Leviticus 18 is the “magnum opus” of nakedness. We are pretty much told over and over in this chapter, not to ever uncover another. Actually is pretty emphatic and somewhat redundant. But I think the Lord wanted it repeated this way.

Our vulnerabilities are there for all to see.  But there are also men and women who go out of their way to protect and shield.  They are safe people, in the classic sense of the word.  They cover-up, but never in negative or criminal way, but in love and blessing. (If it is a serious crime, the police should be involved.)

Mature believers will step forward and protect the open areas of others. 

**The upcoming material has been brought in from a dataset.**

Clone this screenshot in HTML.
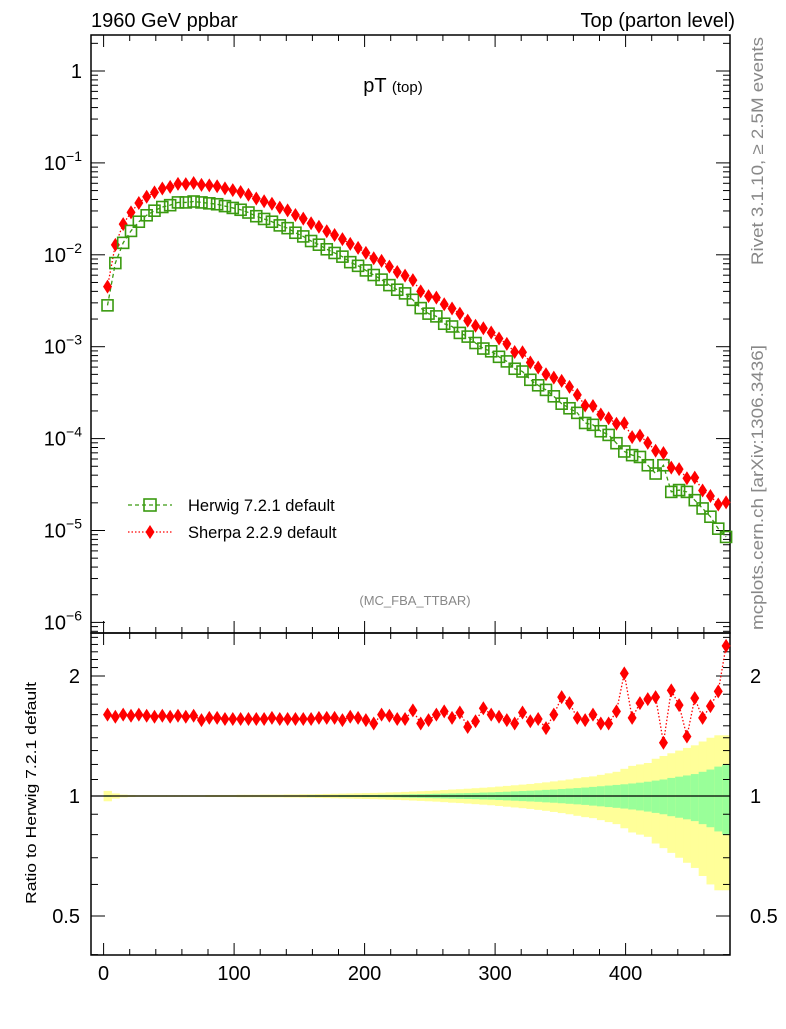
<!DOCTYPE html>
<html><head><meta charset="utf-8"><style>
body{margin:0;background:#fff;}
svg{font-family:"Liberation Sans",sans-serif;}
</style></head><body>
<svg id="c" width="786" height="1024" xmlns="http://www.w3.org/2000/svg">
<text x="91" y="27" font-size="20">1960 GeV ppbar</text>
<text x="735" y="27" font-size="20" text-anchor="end">Top (parton level)</text>
<text x="393" y="92" font-size="20" text-anchor="middle">pT <tspan font-size="15">(top)</tspan></text>
<text x="415" y="605" font-size="13" fill="#888" text-anchor="middle">(MC_FBA_TTBAR)</text>
<text transform="translate(763,265) rotate(-90)" font-size="17" fill="#888" textLength="228" lengthAdjust="spacingAndGlyphs">Rivet 3.1.10, ≥ 2.5M events</text>
<text transform="translate(763,630) rotate(-90)" font-size="17" fill="#888" textLength="285" lengthAdjust="spacingAndGlyphs">mcplots.cern.ch [arXiv:1306.3436]</text>
<text transform="translate(36,793) rotate(-90)" font-size="15" text-anchor="middle" textLength="222" lengthAdjust="spacingAndGlyphs">Ratio to Herwig 7.2.1 default</text>
<g>
<g>
<line x1="128" y1="505" x2="172" y2="505" stroke="#3a9a10" stroke-width="1.3" stroke-dasharray="4,3"/>
<rect x="144" y="499" width="12" height="12" fill="none" stroke="#3a9a10" stroke-width="1.6"/>
<text x="188" y="511" font-size="16.5">Herwig 7.2.1 default</text></g>
<g>
<line x1="128" y1="532" x2="172" y2="532" stroke="red" stroke-width="1.3" stroke-dasharray="1.5,2"/>
<polygon points="150,525 154.5,532 150,539 145.5,532" fill="red"/>
<text x="188" y="538" font-size="16.5">Sherpa 2.2.9 default</text></g>
</g>
<g id="g"></g>
</svg>
<script>
const binCenters=[];for(let i=0;i<80;i++)binCenters.push(3+6*i);
const herwigLog=[-2.55,-2.09,-1.87,-1.74,-1.64,-1.57,-1.52,-1.48,-1.46,-1.43,-1.43,-1.42,-1.43,-1.44,-1.45,-1.47,-1.49,-1.51,-1.54,-1.58,-1.61,-1.64,-1.68,-1.71,-1.76,-1.80,-1.85,-1.89,-1.94,-1.98,-2.02,-2.08,-2.12,-2.17,-2.22,-2.27,-2.33,-2.38,-2.42,-2.49,-2.58,-2.64,-2.67,-2.75,-2.78,-2.85,-2.89,-2.96,-3.02,-3.05,-3.11,-3.16,-3.24,-3.27,-3.36,-3.42,-3.47,-3.54,-3.62,-3.67,-3.72,-3.83,-3.85,-3.92,-3.96,-4.05,-4.14,-4.18,-4.20,-4.29,-4.38,-4.29,-4.58,-4.56,-4.58,-4.67,-4.76,-4.85,-4.98,-5.07];
const ratioVals=[1.60,1.58,1.60,1.59,1.60,1.59,1.58,1.59,1.58,1.59,1.58,1.59,1.55,1.57,1.57,1.56,1.56,1.56,1.56,1.56,1.56,1.57,1.56,1.56,1.56,1.56,1.56,1.57,1.57,1.57,1.55,1.58,1.57,1.55,1.52,1.60,1.59,1.56,1.56,1.64,1.52,1.55,1.60,1.63,1.57,1.62,1.49,1.54,1.66,1.60,1.58,1.55,1.52,1.62,1.54,1.56,1.48,1.60,1.77,1.71,1.57,1.55,1.60,1.52,1.52,1.63,2.03,1.57,1.71,1.75,1.77,1.36,1.84,1.69,1.41,1.76,1.57,1.68,1.83,2.38];
const greenErr=[0.004,0.002,0.002,0.002,0.002,0.002,0.002,0.002,0.002,0.002,0.002,0.002,0.002,0.002,0.002,0.002,0.002,0.002,0.002,0.002,0.003,0.003,0.003,0.003,0.003,0.003,0.004,0.004,0.004,0.004,0.005,0.005,0.005,0.006,0.006,0.007,0.007,0.008,0.009,0.010,0.011,0.012,0.013,0.014,0.015,0.016,0.017,0.018,0.020,0.021,0.023,0.025,0.027,0.029,0.031,0.033,0.036,0.038,0.041,0.044,0.047,0.050,0.054,0.058,0.062,0.066,0.070,0.075,0.080,0.086,0.093,0.100,0.110,0.118,0.126,0.135,0.150,0.165,0.185,0.200];
const yellowErr=[0.03,0.015,0.008,0.006,0.005,0.005,0.005,0.005,0.005,0.005,0.005,0.005,0.005,0.006,0.006,0.006,0.006,0.007,0.007,0.007,0.008,0.008,0.008,0.009,0.009,0.010,0.010,0.011,0.012,0.013,0.014,0.015,0.016,0.017,0.018,0.019,0.021,0.022,0.024,0.026,0.028,0.030,0.032,0.035,0.038,0.040,0.043,0.046,0.049,0.052,0.056,0.060,0.064,0.068,0.072,0.077,0.082,0.088,0.094,0.100,0.108,0.115,0.120,0.130,0.140,0.150,0.170,0.190,0.200,0.210,0.240,0.260,0.280,0.300,0.320,0.340,0.370,0.400,0.420,0.420];
const mainTicks=[0,-1,-2,-3,-4,-5,-6];
const ratioTicks=[2,1,0.5];
const xTicks=[0,100,200,300,400];

const NS="http://www.w3.org/2000/svg";
const g=document.getElementById('g');
const L=91,R=730,MT=35,MB=633,RB=955;
const X=v=>103.6+v*1.305;
const Y=lg=>71-lg*91.9;
const YR=r=>796-120*Math.log2(r);
function mk(t,a,p){const e=document.createElementNS(NS,t);for(const k in a)e.setAttribute(k,a[k]);(p||g).appendChild(e);return e;}

for(let i=0;i<80;i++){
 const x0=X(binCenters[i]-3),w=X(binCenters[i]+3)-x0;
 let e=mk('rect',{x:x0,y:YR(1+yellowErr[i]),width:w+0.5,height:YR(Math.max(0.05,1-yellowErr[i]))-YR(1+yellowErr[i]),fill:'#ffff99'});
 
 
 e=mk('rect',{x:x0,y:YR(1+greenErr[i]),width:w+0.5,height:YR(1-greenErr[i])-YR(1+greenErr[i]),fill:'#99ff99'});
 
 
}
let ln=mk('line',{x1:L,y1:YR(1),x2:R,y2:YR(1),stroke:'#000','stroke-width':1.3});



let f=mk('rect',{x:L,y:MT,width:R-L,height:MB-MT,fill:'none',stroke:'#000','stroke-width':1.5});


f=mk('rect',{x:L,y:MB,width:R-L,height:RB-MB,fill:'none',stroke:'#000','stroke-width':1.5});



for(let v=0;v<=480;v+=20){
 const big=v%100===0,len=big?12:6;
 for(const yb of [MB,RB]){mk('line',{x1:X(v),y1:yb,x2:X(v),y2:yb-len,stroke:'#000'});}
 mk('line',{x1:X(v),y1:MB,x2:X(v),y2:MB+len,stroke:'#000'});
 mk('line',{x1:X(v),y1:MT,x2:X(v),y2:MT+len,stroke:'#000'});
}
xTicks.forEach(v=>{const t=mk('text',{x:X(v),y:980,'font-size':20,'text-anchor':'middle'});t.textContent=v;

});

for(let d=1;d>=-7;d--){for(let m=1;m<10;m++){const lg=d+Math.log10(m);const y=Y(lg);if(y<MT||y>MB)continue;const len=m===1?14:7;
 mk('line',{x1:L,y1:y,x2:L+len,y2:y,stroke:'#000'});mk('line',{x1:R,y1:y,x2:R-len,y2:y,stroke:'#000'});}}
mainTicks.forEach(d=>{const t=mk('text',{x:82,y:Y(d)+7,'font-size':20,'text-anchor':'end'});
 if(d===0)t.textContent='1';else{t.textContent='10';const s=mk('tspan',{dy:-9,'font-size':14},t);s.textContent=String(d).replace('-','−');}
 
 });

for(let r=0.4;r<=2.6;r+=0.1){const y=YR(r);if(y<MB||y>RB)continue;const big=Math.abs(r-1)<1e-6||Math.abs(r-2)<1e-6||Math.abs(r-0.5)<1e-6;const len=big?14:7;
 mk('line',{x1:L,y1:y,x2:L+len,y2:y,stroke:'#000'});mk('line',{x1:R,y1:y,x2:R-len,y2:y,stroke:'#000'});}
ratioTicks.forEach(r=>{let t=mk('text',{x:80,y:YR(r)+7,'font-size':20,'text-anchor':'end'});t.textContent=r;
 
 
 t=mk('text',{x:750,y:YR(r)+7,'font-size':20});t.textContent=r;
 
 });

const hp=binCenters.map((c,i)=>X(c)+','+Y(herwigLog[i])).join(' ');
const sp=binCenters.map((c,i)=>X(c)+','+Y(herwigLog[i]+Math.log10(ratioVals[i]))).join(' ');
const rp=binCenters.map((c,i)=>X(c)+','+YR(ratioVals[i])).join(' ');
let p=mk('polyline',{points:hp,fill:'none',stroke:'#3a9a10','stroke-width':1.3,'stroke-dasharray':'4,3'});


p=mk('polyline',{points:sp,fill:'none',stroke:'red','stroke-width':1.3,'stroke-dasharray':'1.5,2'});


p=mk('polyline',{points:rp,fill:'none',stroke:'red','stroke-width':1.3,'stroke-dasharray':'1.5,2'});



binCenters.forEach((c,i)=>{
 const x=X(c),yh=Y(herwigLog[i]),ys=Y(herwigLog[i]+Math.log10(ratioVals[i])),yr=YR(ratioVals[i]);
 let e=mk('rect',{x:x-5.5,y:yh-5.5,width:11,height:11,fill:'none',stroke:'#3a9a10','stroke-width':1.6});
 
 
 e=mk('polygon',{points:`${x},${ys-7} ${x+4.5},${ys} ${x},${ys+7} ${x-4.5},${ys}`,fill:'red'});
 
 
 e=mk('polygon',{points:`${x},${yr-7} ${x+4.5},${yr} ${x},${yr+7} ${x-4.5},${yr}`,fill:'red'});
 
 
});
</script>
</body></html>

Quite often we are exposed, open to attack on our weaknesses.  Mature believers will step forward and protect the open areas of others.  They will refuse to judge or point out sins.  But they will stand in the gap, shielding and protecting.

God’s final word on nakedness is in Revelation 3:18, and this is a good place to conclude this post,

“So I advise you to buy gold from me—gold that has been purified by fire. Then you will be rich. Also buy white garments from me so you will not be shamed by your nakedness, and ointment for your eyes so you will be able to see.”